The path to creating Hedwig began with, of all things, a biography of a New German Cinema icon. Hedwig’s co-creator, original star and director of the film John Cameron Mitchell tells BBC Culture, «I wanted to write a musical that was rock and roll with a punk edge, I’d seen a lot of so-called rock musicals that didn’t feel authentic and I knew that the myth of the origin of love from Plato would be the central metaphor. I had a few characters I was thinking about and I met Stephen Trask on a plane. Stephen was probably coming on to me and moved to one seat away and plopped a Rainer Werner Fassbinder biography on the seat between us. It’s probably never happened before or since that Fassbinder was an ice-breaker.»
After going to see each other’s work, a creative partnership was formed and the characters began to emerge. «I would tell Stephen stories about my life. One of them was about a babysitter I had, Helga, a German army wife who I realised in retrospect was also a prostitute. She became the seed of Hedwig and Tommy came from me as the son of a general. Stephen was the house band leader at Squeezebox so drag queens would do punk-rock covers with him. That’s where I did my first gig – because it was a drag club, I had to do the female character, Helga, who became Hedwig.»
Once the story had been formed and the songs and lyrics written, the path to success for Hedwig and the Angry Inch was not an easy one and, much like the character, Mitchell and Trask struggled to find an audience, performing it in tiny venues or in the early hours of the morning. Even when, with the help of director Peter Askin, Hedwig made it to off-Broadway, the audience didn’t immediately find them. «People stayed away in droves,» Mitchell laughs. «We often had very silent audiences, but it wasn’t until people who didn’t like musicals started coming, and celebrities like Glenn Close, Patti LuPone, Marilyn Manson, Barry Manilow, Lou Reed and David Bowie started coming, it became the thing to see. Even though we were never a big hit, we became the hip thing. Then there was a bidding war for the movie, which was shocking to us. New Line [who ended up producing it] was one of the few companies run by one person, Bob Shaye; he was getting ready to do Lord of the Rings and allowed me to make the film the way I wanted.»
One of the most impressive things about the film they would go on to create is how, as Bogutskaya puts it, «the film uses cinematic language quite uniquely and uses the medium that it’s in to its full extent. It’s not just trying to film the show or replicate it.» The film creates a larger landscape to explore Hedwig’s journey but also recreates the atmosphere of its early days as an electrifying live performance. It premiered at Sundance in 2001 to a rapturous reception, winning a prize for Best Director and the much-coveted Audience Award.
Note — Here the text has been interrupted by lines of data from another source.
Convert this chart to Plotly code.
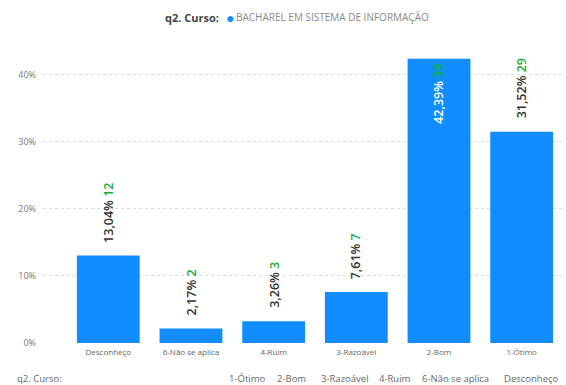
import plotly.graph_objects as go

categories = ["Desconheço", "6-Não se aplica", "4-Ruim", "3-Razoável", "2-Bom", "1-Ótimo"]
percent = [13.04, 2.17, 3.26, 7.61, 42.39, 31.52]
counts = [12, 2, 3, 7, 39, 29]
slicer_items = ["1-Ótimo", "2-Bom", "3-Razoável", "4-Ruim", "6-Não se aplica", "Desconheço"]
y_ticks = [0, 10, 20, 30, 40]

BAR = "#118DFF"
GREEN = "#1AAB40"
FONT = "Open Sans, Noto Sans, sans-serif"

W, H = 566, 385
ML, MR, MT, MB = 43, 3, 48, 42
PW = W - ML - MR


def px_to_paper_x(px):
    return (px - ML) / PW


fig = go.Figure()
fig.add_trace(go.Bar(x=categories, y=percent, marker=dict(color=BAR, line=dict(width=0)),
                     hoverinfo="skip", showlegend=False))

ymax = 44
annotations = []
for c, p, n in zip(categories, percent, counts):
    pct = f"{p:.2f}".replace(".", ",") + "%"
    inside = p > 38
    tcolor = "white" if inside else "#333333"
    text = f"<span style='color:{tcolor}'>{pct}</span> <span style='color:{GREEN}'>{n}</span>"
    annotations.append(dict(
        x=c, y=p, xref="x", yref="y", text=text, showarrow=False, textangle=-90,
        yanchor="top" if inside else "bottom", yshift=-3 if inside else 11,
        font=dict(family=FONT, size=12.5, weight=600), xanchor="center"))

# legend line at top
top_y = dict(xref="paper", yref="paper", y=1, yanchor="middle", yshift=31, showarrow=False)
annotations.append(dict(**top_y, x=px_to_paper_x(221), xanchor="right", text="<b>q2. Curso:</b>",
                        font=dict(family=FONT, size=11, color="#444444")))
annotations.append(dict(**top_y, x=px_to_paper_x(230), xanchor="center", text="●",
                        font=dict(family=FONT, size=14, color=BAR)))
annotations.append(dict(**top_y, x=px_to_paper_x(234), xanchor="left",
                        text="BACHAREL EM SISTEMA DE INFORMAÇÃO",
                        font=dict(family=FONT, size=10, color="#8a8a8a")))

# bottom slicer-like line
bot = dict(xref="paper", yref="paper", y=0, yanchor="middle", yshift=-35, showarrow=False,
           xanchor="left")
annotations.append(dict(**bot, x=px_to_paper_x(15), text="q2. Curso:",
                        font=dict(family=FONT, size=9.5, color="#666666")))
item_starts = [227, 275, 319, 377, 420, 502]
for item, sx in zip(slicer_items, item_starts):
    annotations.append(dict(**bot, x=px_to_paper_x(sx), text=item,
                            font=dict(family=FONT, size=9.5, color="#666666")))

fig.update_layout(
    width=W, height=H,
    margin=dict(l=ML, r=MR, t=MT, b=MB),
    paper_bgcolor="white", plot_bgcolor="white",
    bargap=0.24,
    font=dict(family=FONT, size=8, color="#777777"),
    xaxis=dict(type="category", range=[-0.79, 5.5], showgrid=False, showline=False,
               ticks="", tickfont=dict(size=8, color="#666666"), ticklabelstandoff=3),
    yaxis=dict(range=[0, ymax], tickvals=y_ticks, ticktext=[f"{v}%" for v in y_ticks],
               showgrid=True, gridcolor="#DADADA", griddash="dot", gridwidth=1,
               zeroline=False, showline=False, ticks="", tickfont=dict(size=9, color="#777777"),
               ticklabelstandoff=6),
    annotations=annotations,
)

fig.write_html("out.html", config={"displayModeBar": False},
               post_script="document.body.style.margin='0px';")
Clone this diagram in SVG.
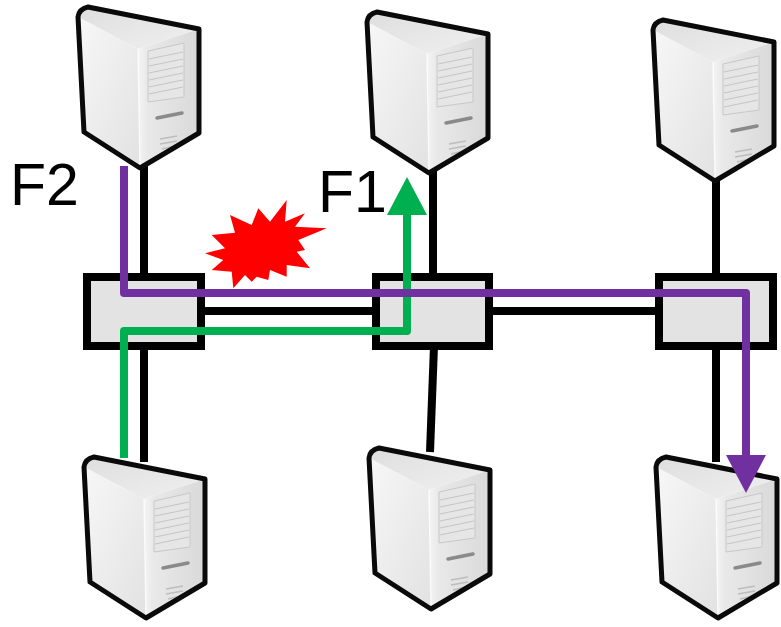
<svg xmlns="http://www.w3.org/2000/svg" width="781" height="627" viewBox="0 0 781 627">
  <style>
    .link { stroke: #000; stroke-width: 8; fill: none; }
    .switch { fill: #e3e3e3; stroke: #000; stroke-width: 8; }
    .flow { fill: none; stroke-width: 8; stroke-linejoin: round; }
    .label { font-family: "Liberation Sans", Arial, sans-serif; font-size: 59px; fill: #000; }
    .outline { fill: none; stroke: #0a0a0a; stroke-width: 5; stroke-linejoin: round; }
  </style>
  <defs>
    <linearGradient id="gLeft" x1="0" y1="0" x2="1" y2="1">
      <stop offset="0" stop-color="#f7f7f7"/>
      <stop offset="1" stop-color="#e2e2e2"/>
    </linearGradient>
    <linearGradient id="gRight" x1="0" y1="0" x2="1" y2="0">
      <stop offset="0" stop-color="#f4f4f4"/>
      <stop offset="0.15" stop-color="#e9e9e9"/>
      <stop offset="1" stop-color="#d9d9d9"/>
    </linearGradient>
    <linearGradient id="gTop" x1="0" y1="0" x2="1" y2="1">
      <stop offset="0" stop-color="#dedede"/>
      <stop offset="1" stop-color="#f0f0f0"/>
    </linearGradient>
    <marker id="arrowGreen" markerUnits="userSpaceOnUse" viewBox="0 0 38 40" refX="0" refY="20" markerWidth="38" markerHeight="40" orient="auto">
      <path d="M0,0 L38,20 L0,40 z" fill="#00b050"/>
    </marker>
    <marker id="arrowPurple" markerUnits="userSpaceOnUse" viewBox="0 0 38 40" refX="0" refY="20" markerWidth="38" markerHeight="40" orient="auto">
      <path d="M0,0 L38,20 L0,40 z" fill="#7030a0"/>
    </marker>
    <!-- tower server icon, local origin at top-left -->
    <g id="server">
      <path d="M0,12 Q1,4 10,2 L121,24 L60,44 z" fill="url(#gTop)"/>
      <path d="M0,12 L60,44 L62,163 L6,127 z" fill="url(#gLeft)"/>
      <path d="M60,44 L121,24 L121,128 L62,163 z" fill="url(#gRight)"/>
      <path d="M70,46 L106,38 L106,92 L70,97 z" fill="#e6e6e6" stroke="#c8c8c8" stroke-width="1"/>
      <g stroke="#c6c6c6" stroke-width="1.2">
        <line x1="71" y1="54" x2="105" y2="47"/>
        <line x1="71" y1="61" x2="105" y2="54"/>
        <line x1="71" y1="68" x2="105" y2="61"/>
        <line x1="71" y1="75" x2="105" y2="68"/>
        <line x1="71" y1="82" x2="105" y2="75"/>
        <line x1="71" y1="89" x2="105" y2="82"/>
      </g>
      <line x1="79" y1="113" x2="104" y2="108" stroke="#8a8a8a" stroke-width="3.5" stroke-linecap="round"/>
      <g stroke="#bdbdbd" stroke-width="1.5">
        <line x1="82" y1="134" x2="99" y2="131"/>
        <line x1="82" y1="139" x2="99" y2="136"/>
        <line x1="84" y1="144" x2="97" y2="141"/>
      </g>
      <line x1="60" y1="44" x2="62" y2="163" stroke="#ffffff" stroke-width="1.5" opacity="0.7"/>
      <path class="outline" d="M0,12 Q1,4 10,2 L121,24 L121,128 L62,163 L6,127 z"/>
    </g>
  </defs>

  <rect width="781" height="627" fill="#ffffff"/>

  <!-- physical links -->
  <g id="links">
    <line class="link" x1="144" y1="160" x2="144" y2="277"/>
    <line class="link" x1="144" y1="346" x2="144" y2="462"/>
    <line class="link" x1="433" y1="168" x2="433" y2="277"/>
    <line class="link" x1="434" y1="346" x2="430" y2="452"/>
    <line class="link" x1="716" y1="180" x2="716" y2="277"/>
    <line class="link" x1="716" y1="346" x2="716" y2="462"/>
    <line class="link" x1="201" y1="311" x2="376" y2="311"/>
    <line class="link" x1="489" y1="311" x2="659" y2="311"/>
  </g>

  <!-- switches -->
  <g id="switch-left"><rect class="switch" x="87" y="277" width="114" height="69"/></g>
  <g id="switch-middle"><rect class="switch" x="376" y="277" width="113" height="69"/></g>
  <g id="switch-right"><rect class="switch" x="659" y="277" width="114" height="69"/></g>

  <!-- servers -->
  <g id="server-top-left"><use href="#server" x="78" y="5"/></g>
  <g id="server-top-middle"><use href="#server" x="367" y="10"/></g>
  <g id="server-top-right"><use href="#server" x="653" y="18"/></g>
  <g id="server-bottom-left"><use href="#server" x="84" y="455"/></g>
  <g id="server-bottom-middle"><use href="#server" x="369" y="446"/></g>
  <g id="server-bottom-right"><use href="#server" x="656" y="455"/></g>

  <!-- failure mark on the left link -->
  <g id="failure">
    <polygon fill="#ff0000" points="205,253.3 225,248.3 211.7,235 235,232.7 230,215 251.7,225 258.3,208.3 270,221.7 286.7,200 285,221.7 305,213.3 295,226.7 326.7,228.3 298.3,240 305,250 296.7,251.7 310,268.3 286.7,265 286.7,276.7 270,270 268.3,280 256.7,276.7 251.7,281.7 245,275 233.3,288.3 231.7,271.7 211.7,270 223.3,260"/>
  </g>

  <!-- flows -->
  <g id="flows">
    <path class="flow" stroke="#00b050" d="M124,458 V331 H407 V215" marker-end="url(#arrowGreen)"/>
    <path class="flow" stroke="#7030a0" d="M124,166 V293 H746 V455" marker-end="url(#arrowPurple)"/>
  </g>

  <g id="labels">
    <text class="label" x="10" y="205">F2</text>
    <text class="label" x="318" y="212">F1</text>
  </g>
</svg>
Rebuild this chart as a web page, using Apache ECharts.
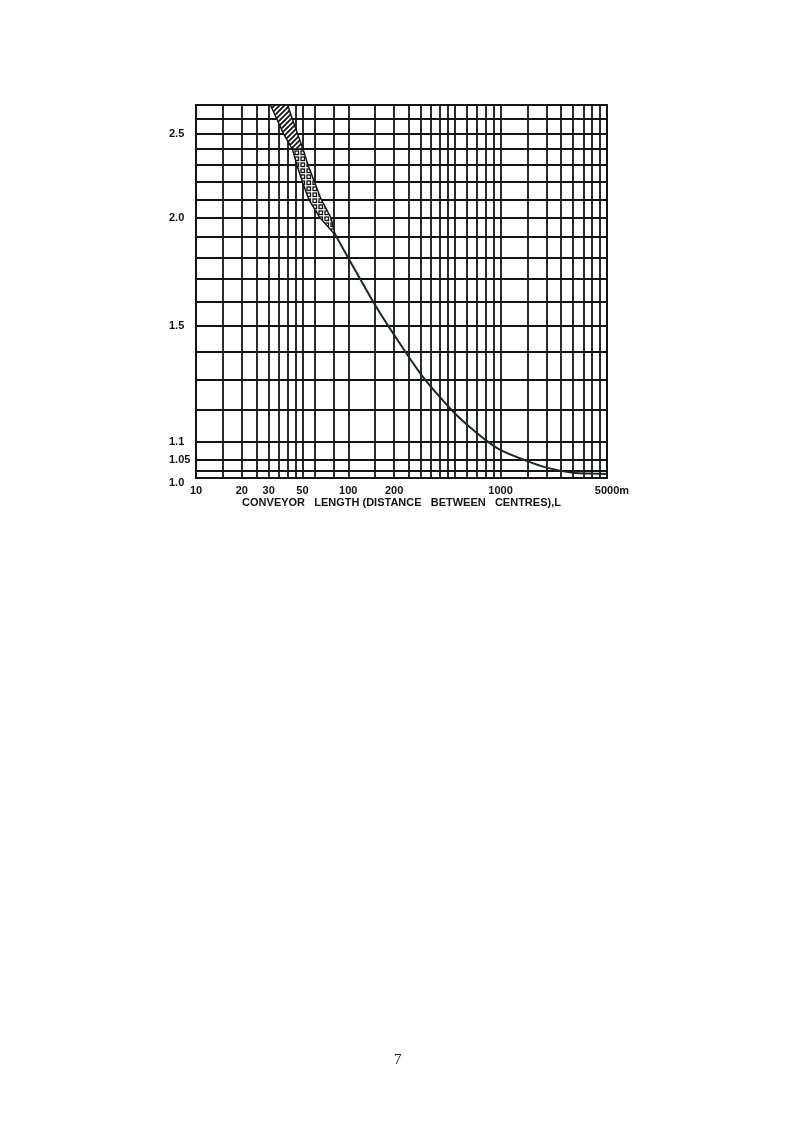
<!DOCTYPE html>
<html>
<head>
<meta charset="utf-8">
<script src="https://cdn.jsdelivr.net/npm/echarts@6/dist/echarts.min.js"></script>
<style>
html,body{margin:0;padding:0;background:#ffffff;}
#chart{width:794px;height:1122px;}
</style>
</head>
<body>
<div id="chart"></div>
<script>
// ---- data ----
const xGridValues = [10,15,20,25,30,35,40,45,50,60,80,100,150,200,250,300,350,400,450,500,600,700,800,900,1000,1500,2000,2500,3000,3500,4000,4500,5000];
const yGridValues = [1.0,1.02,1.05,1.1,1.2,1.3,1.4,1.5,1.6,1.7,1.8,1.9,2.0,2.1,2.2,2.3,2.4,2.5,2.6,2.7];
const xLabelValues = [10,20,30,50,100,200,1000,5000];
const xLabelTexts = ['10','20','30','50','100','200','1000','5000'];
const yLabelValues = [1.0,1.05,1.1,1.5,2.0,2.5];
const yLabelTexts = ['1.0','1.05','1.1','1.5','2.0','2.5'];

const curveLength = [81,100,150,200,300,400,500,600,700,800,1000,1500,2000,3000,4000,5000];
const curveFactor = [1.92,1.797,1.585,1.464,1.318,1.24,1.188,1.153,1.127,1.106,1.077,1.046,1.028,1.014,1.012,1.011];

const hatchFactor = [2.7,2.6,2.5,2.4];
const hatchLeft   = [30.8,34,37.6,43];
const hatchRight  = [40,43,46.5,50.5];

const chainFactor = [2.4,2.3,2.2,2.1,2.0,1.92];
const chainLeft   = [43,46,50,55,65,80];
const chainRight  = [50.5,54.5,60,66.4,77,81.5];

const xAxisTitle = 'CONVEYOR   LENGTH (DISTANCE   BETWEEN   CENTRES),L';
const pageNumber = '7';

// ---- styling helpers ----
const INK = '#141414';
const FONT = '"Liberation Sans", Arial, sans-serif';

function makeHatch() {
  const c = document.createElement('canvas');
  c.width = 5; c.height = 5;
  const g = c.getContext('2d');
  g.fillStyle = '#ffffff'; g.fillRect(0,0,5,5);
  g.strokeStyle = INK; g.lineWidth = 1.8;
  g.beginPath();
  g.moveTo(0,5); g.lineTo(5,0);
  g.moveTo(-1,1); g.lineTo(1,-1);
  g.moveTo(4,6); g.lineTo(6,4);
  g.stroke();
  return {image: c, repeat: 'repeat'};
}
function makeBoxes() {
  const c = document.createElement('canvas');
  c.width = 6; c.height = 6;
  const g = c.getContext('2d');
  g.fillStyle = '#ffffff'; g.fillRect(0,0,6,6);
  g.strokeStyle = INK; g.lineWidth = 1.3;
  g.strokeRect(1,1,3.5,3.5);
  return {image: c, repeat: 'repeat'};
}

function bandRenderer(ys, lefts, rights, fill) {
  return function (params, api) {
    const pts = [];
    for (let i = 0; i < ys.length; i++) pts.push(api.coord([lefts[i], ys[i]]));
    for (let i = ys.length - 1; i >= 0; i--) pts.push(api.coord([rights[i], ys[i]]));
    return {
      type: 'polygon',
      shape: {points: pts},
      style: {fill: fill, stroke: INK, lineWidth: 1.4}
    };
  };
}

function findText(values, texts, v) {
  for (let i = 0; i < values.length; i++) {
    if (Math.abs(values[i] - v) < 1e-6 * Math.max(1, v)) return texts[i];
  }
  return '';
}

const chart = echarts.init(document.getElementById('chart'), null, {renderer: 'canvas'});

const gridLine = {show: true, lineStyle: {color: INK, width: 1.8}};

chart.setOption({
  backgroundColor: '#ffffff',
  animation: false,
  grid: {left: 196, right: 187, top: 105, bottom: 644, show: true, borderColor: INK, borderWidth: 1.9, backgroundColor: 'transparent'},
  xAxis: {
    type: 'log', logBase: 10, min: 10, max: 5000,
    axisLine: {show: true, lineStyle: {color: INK, width: 1.9}},
    axisTick: {show: false, customValues: xGridValues},
    splitLine: Object.assign({customValues: xGridValues}, gridLine),
    minorTick: {show: false}, minorSplitLine: {show: false},
    axisLabel: {
      customValues: xLabelValues,
      margin: 7,
      color: INK, fontFamily: FONT, fontWeight: 'bold', fontSize: 11,
      formatter: function (v) {
        const t = findText(xLabelValues, xLabelTexts, v);
        if (v === xLabelValues[xLabelValues.length - 1]) return '{pad| }' + t + '{u|m}';
        return t;
      },
      rich: {
        pad: {width: 10, fontSize: 11, fontWeight: 'bold', fontFamily: FONT},
        u: {fontSize: 11, fontWeight: 'bold', fontFamily: FONT, color: INK}
      }
    },
    name: xAxisTitle,
    nameLocation: 'middle',
    nameGap: 19,
    nameTextStyle: {color: INK, fontFamily: FONT, fontWeight: 'bold', fontSize: 11, verticalAlign: 'top'}
  },
  yAxis: {
    type: 'log', logBase: 10, min: 1.0, max: 2.7,
    axisLine: {show: true, lineStyle: {color: INK, width: 1.9}},
    axisTick: {show: false, customValues: yGridValues},
    splitLine: Object.assign({customValues: yGridValues}, gridLine),
    minorTick: {show: false}, minorSplitLine: {show: false},
    axisLabel: {
      customValues: yLabelValues,
      align: 'left',
      margin: 27,
      color: INK, fontFamily: FONT, fontWeight: 'bold', fontSize: 11,
      formatter: function (v) {
        const t = findText(yLabelValues, yLabelTexts, v);
        if (v === yLabelValues[0]) return '{low|' + t + '}';
        return t;
      },
      rich: {
        low: {padding: [10, 0, 0, 0], color: INK, fontFamily: FONT, fontWeight: 'bold', fontSize: 11}
      }
    }
  },
  graphic: [{
    type: 'text', left: 394, top: 1053,
    style: {text: pageNumber, font: '15px "Liberation Serif", serif', fill: '#222'}
  }],
  series: [
    {
      type: 'custom',
      renderItem: bandRenderer(hatchFactor, hatchLeft, hatchRight, makeHatch()),
      data: [[hatchLeft[0], hatchFactor[0]]],
      z: 3, silent: true
    },
    {
      type: 'custom',
      renderItem: bandRenderer(chainFactor, chainLeft, chainRight, makeBoxes()),
      data: [[chainLeft[0], chainFactor[0]]],
      z: 3, silent: true
    },
    {
      type: 'line',
      data: curveLength.map((x, i) => [x, curveFactor[i]]),
      smooth: 0.3,
      showSymbol: false,
      lineStyle: {color: '#1b2a21', width: 2},
      z: 4, silent: true
    }
  ]
});
</script>
</body>
</html>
But, amazingly, it was while the Hedwig team were still at Sundance that things started to go wrong for the film. «We were in a weird spot because there was a changing of the guard at New Line while we were at Sundance. All of our producers were fired.» Trask remembers. «We were walking down the street at Sundance when our producer got a phone call from the new head of production who said, ‘Hey, I just want to congratulate you on having this big success with Hedwig. I still need to tell you that, despite that, if I had been in charge then like I am now, this movie would not have been made and you’re fired’ – she was literally fired while walking down the street with us. The new people in charge actively hated the movie so we had to depend entirely on free publicity, which meant getting into every film festival possible. We did dozens, if not a hundred, film festivals and we were huge hits at all of them – but by the time it came out, we had been at so many film festivals that tens of thousands of people had already seen it. And then when we were getting ready to do our expansion, very sadly, September 11th happened and everyone stopped going to the [cinema].»
So, despite awards and critical acclaim (Hedwig currently has a rating of 92% on Rotten Tomatoes), Hedwig was declared a flop. And it was not until the DVD release that its audience began to grow. Hedwig DVDs were passed around friend groups, watched on date nights and played at parties. Much like in its original theatrical incarnation, word of mouth and its intriguing hipness brought Hedwig to a whole new group of people who would then attend singalong screenings in Hedwig’s signature giant blonde wigs.